## Given material

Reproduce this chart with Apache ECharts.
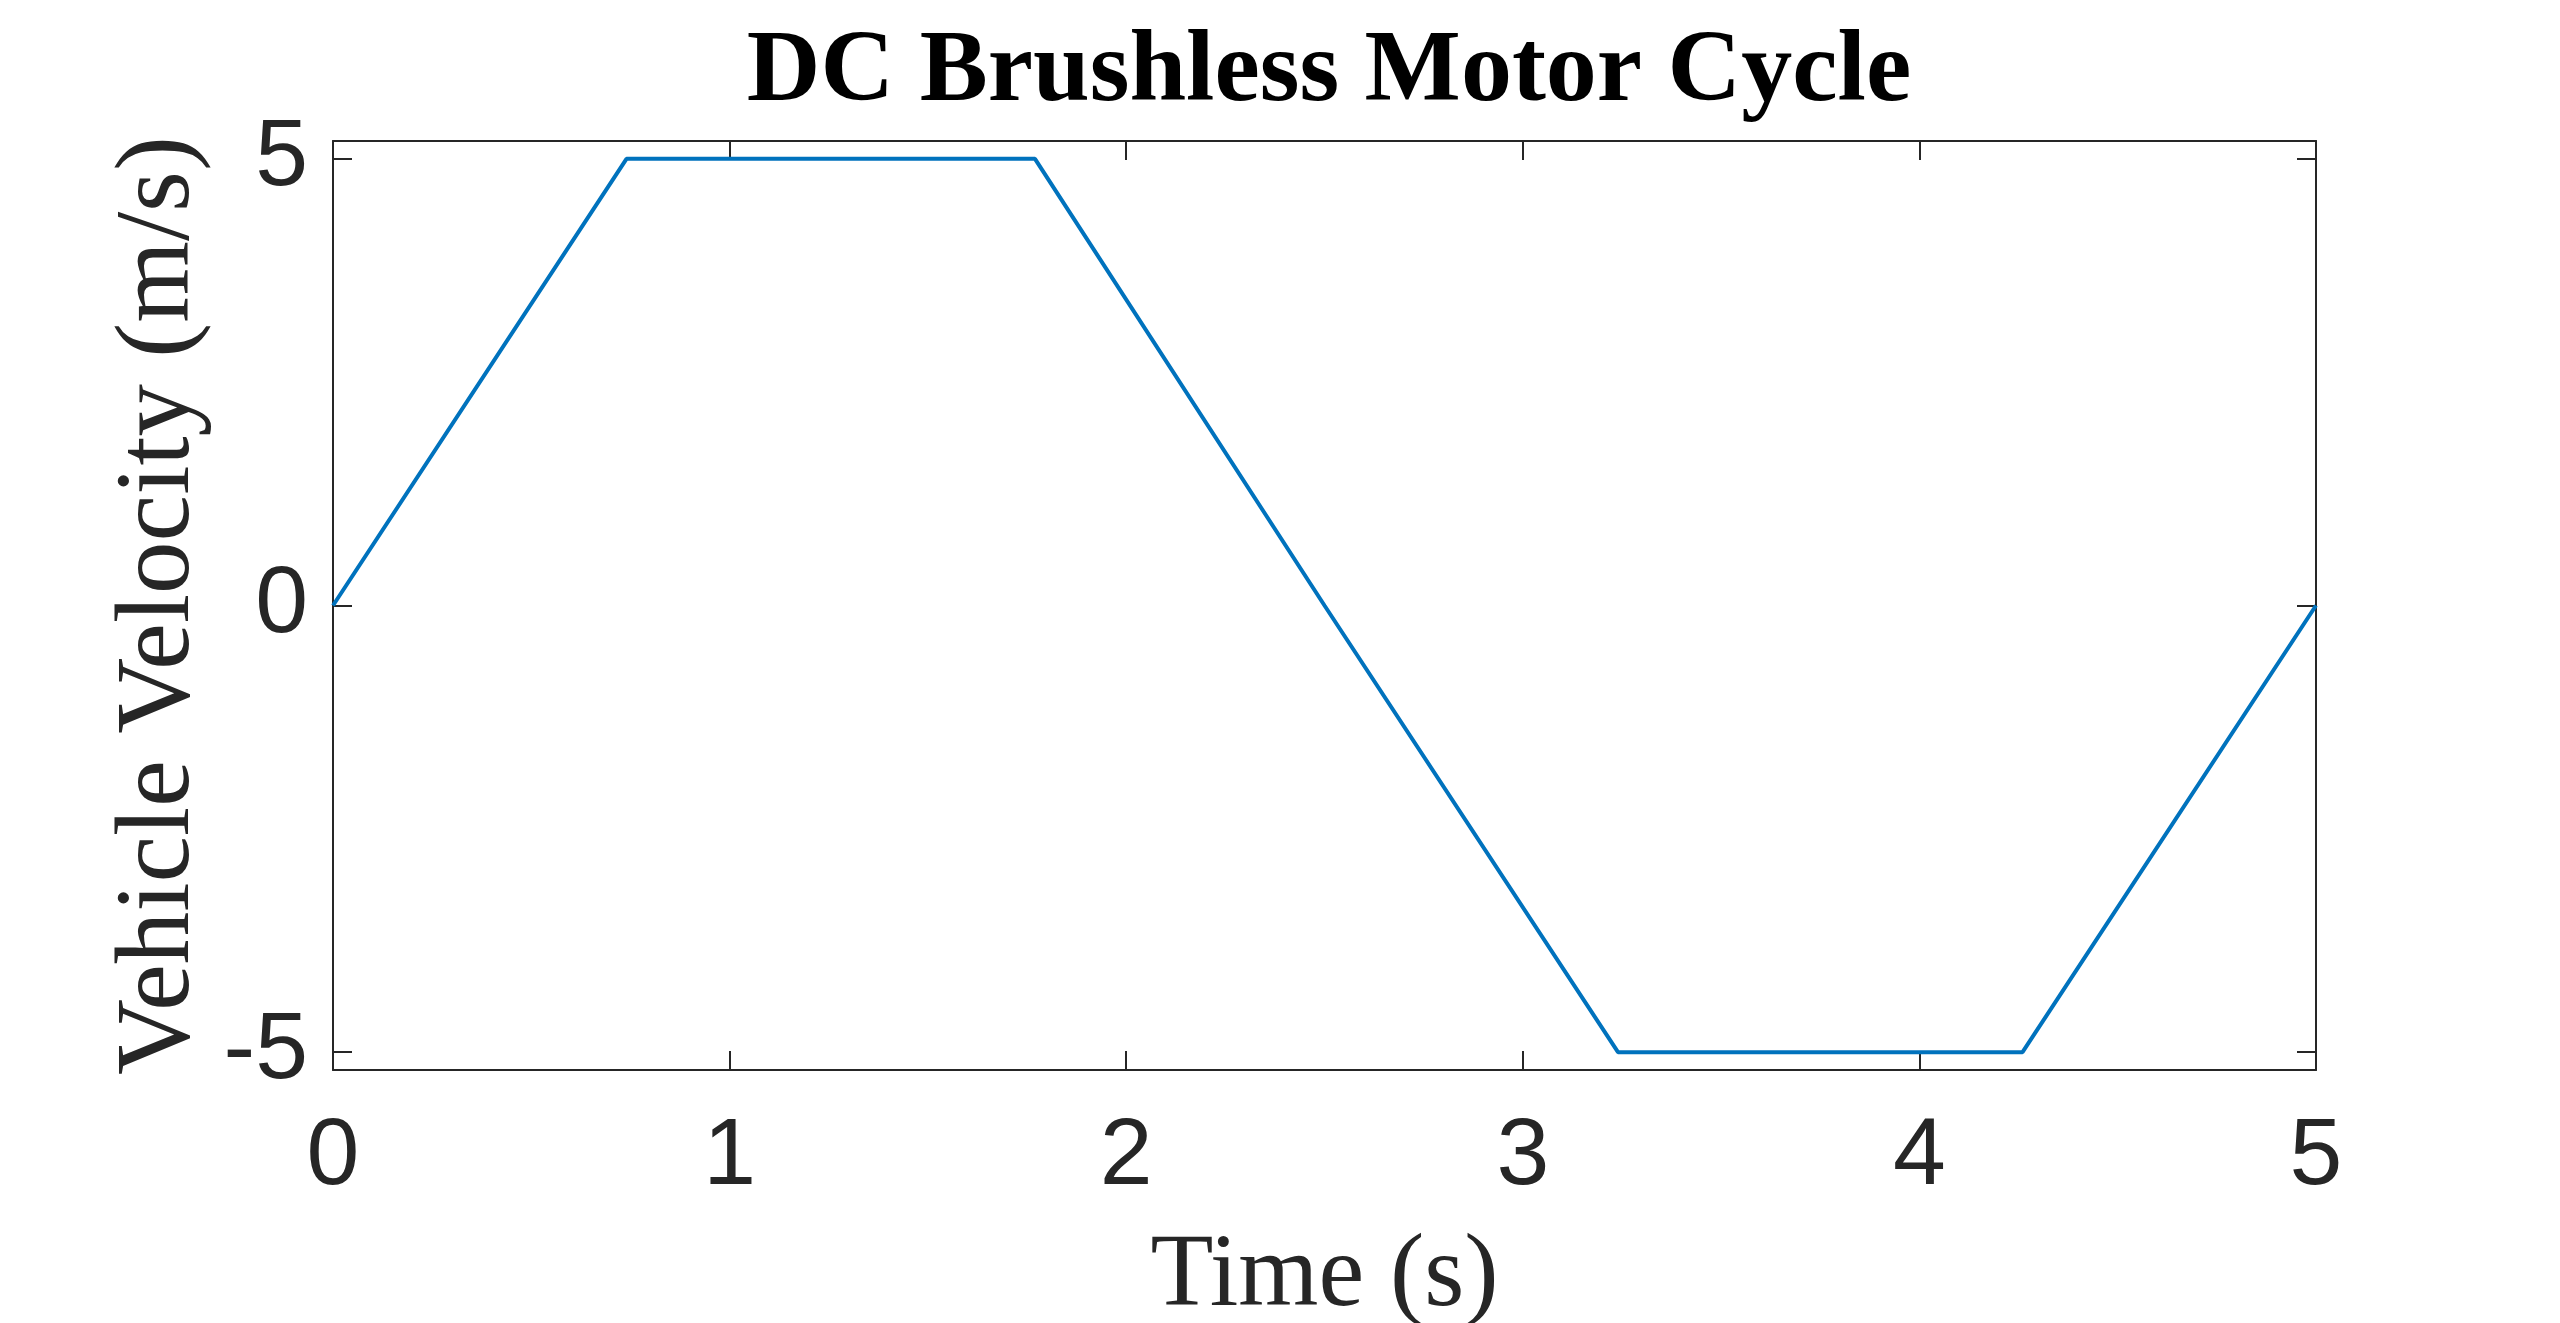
<!DOCTYPE html>
<html>
<head>
<meta charset="utf-8">
<script src="https://cdn.jsdelivr.net/npm/echarts@6/dist/echarts.min.js"></script>
<style>
html,body{margin:0;padding:0;background:#fff;}
#chart{width:2560px;height:1323px;}
</style>
</head>
<body>
<div id="chart"></div>
<script>
const timeValues = [0, 0.74, 1.77, 2.5, 3.24, 4.26, 5];
const velocityValues = [0, 5, 5, 0, -5, -5, 0];
const xTicks = [0, 1, 2, 3, 4, 5];
const yTicks = [-5, 0, 5];
const titleText = 'DC Brushless Motor Cycle';
const xLabel = 'Time (s)';
const yLabel = 'Vehicle Velocity (m/s)';

const seriesData = timeValues.map((t, i) => [t, velocityValues[i]]);
const axisColor = '#262626';

const chart = echarts.init(document.getElementById('chart'), null, {renderer: 'canvas'});
chart.setOption({
  backgroundColor: '#ffffff',
  animation: false,
  title: {
    text: titleText,
    left: 1324,
    top: 18,
    textAlign: 'center',
    textStyle: {fontFamily: 'Liberation Serif', fontWeight: 'bold', fontSize: 102, color: '#000'}
  },
  grid: {left: 333, right: 244, top: 141, bottom: 253, containLabel: false, outerBoundsMode: 'none'},
  xAxis: [{
    type: 'value', min: 0, max: 5, interval: 1, position: 'bottom',
    name: xLabel, nameLocation: 'middle', nameGap: 156,
    nameTextStyle: {fontFamily: 'Liberation Serif', fontSize: 103, color: axisColor},
    axisLine: {show: true, onZero: false, lineStyle: {color: axisColor, width: 2}},
    axisTick: {show: true, inside: true, length: 19, lineStyle: {color: axisColor, width: 2}},
    axisLabel: {show: true, margin: 40, fontFamily: 'Liberation Sans', fontSize: 95, color: axisColor,
      customValues: xTicks},
    splitLine: {show: false}
  }, {
    type: 'value', min: 0, max: 5, interval: 1, position: 'top',
    axisLine: {show: true, onZero: false, lineStyle: {color: axisColor, width: 2}},
    axisTick: {show: true, inside: true, length: 19, lineStyle: {color: axisColor, width: 2}},
    axisLabel: {show: false},
    splitLine: {show: false}
  }],
  yAxis: [{
    type: 'value', min: -5.2, max: 5.2, position: 'left',
    name: yLabel, nameLocation: 'middle', nameGap: 118,
    nameTextStyle: {fontFamily: 'Liberation Serif', fontSize: 105, color: axisColor},
    axisLine: {show: true, onZero: false, lineStyle: {color: axisColor, width: 2}},
    axisTick: {show: true, inside: true, length: 19, lineStyle: {color: axisColor, width: 2}, customValues: yTicks},
    axisLabel: {show: true, margin: 25, fontFamily: 'Liberation Sans', fontSize: 95, color: axisColor,
      customValues: yTicks},
    splitLine: {show: false}
  }, {
    type: 'value', min: -5.2, max: 5.2, position: 'right',
    axisLine: {show: true, onZero: false, lineStyle: {color: axisColor, width: 2}},
    axisTick: {show: true, inside: true, length: 19, lineStyle: {color: axisColor, width: 2}, customValues: yTicks},
    axisLabel: {show: false},
    splitLine: {show: false}
  }],
  series: [{
    type: 'line',
    data: seriesData,
    xAxisIndex: 0,
    yAxisIndex: 0,
    showSymbol: false,
    symbol: 'none',
    lineStyle: {color: '#0072BD', width: 4},
    itemStyle: {color: '#0072BD'}
  }]
});
</script>
</body>
</html>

## Your task
Leave out any pictures and return exactly the lines from the beginning of the data through the line with "const axisColor = '#262626';", inclusive.

## Full solution
Reproduce this chart with Apache ECharts.
<!DOCTYPE html>
<html>
<head>
<meta charset="utf-8">
<script src="https://cdn.jsdelivr.net/npm/echarts@6/dist/echarts.min.js"></script>
<style>
html,body{margin:0;padding:0;background:#fff;}
#chart{width:2560px;height:1323px;}
</style>
</head>
<body>
<div id="chart"></div>
<script>
const timeValues = [0, 0.74, 1.77, 2.5, 3.24, 4.26, 5];
const velocityValues = [0, 5, 5, 0, -5, -5, 0];
const xTicks = [0, 1, 2, 3, 4, 5];
const yTicks = [-5, 0, 5];
const titleText = 'DC Brushless Motor Cycle';
const xLabel = 'Time (s)';
const yLabel = 'Vehicle Velocity (m/s)';

const seriesData = timeValues.map((t, i) => [t, velocityValues[i]]);
const axisColor = '#262626';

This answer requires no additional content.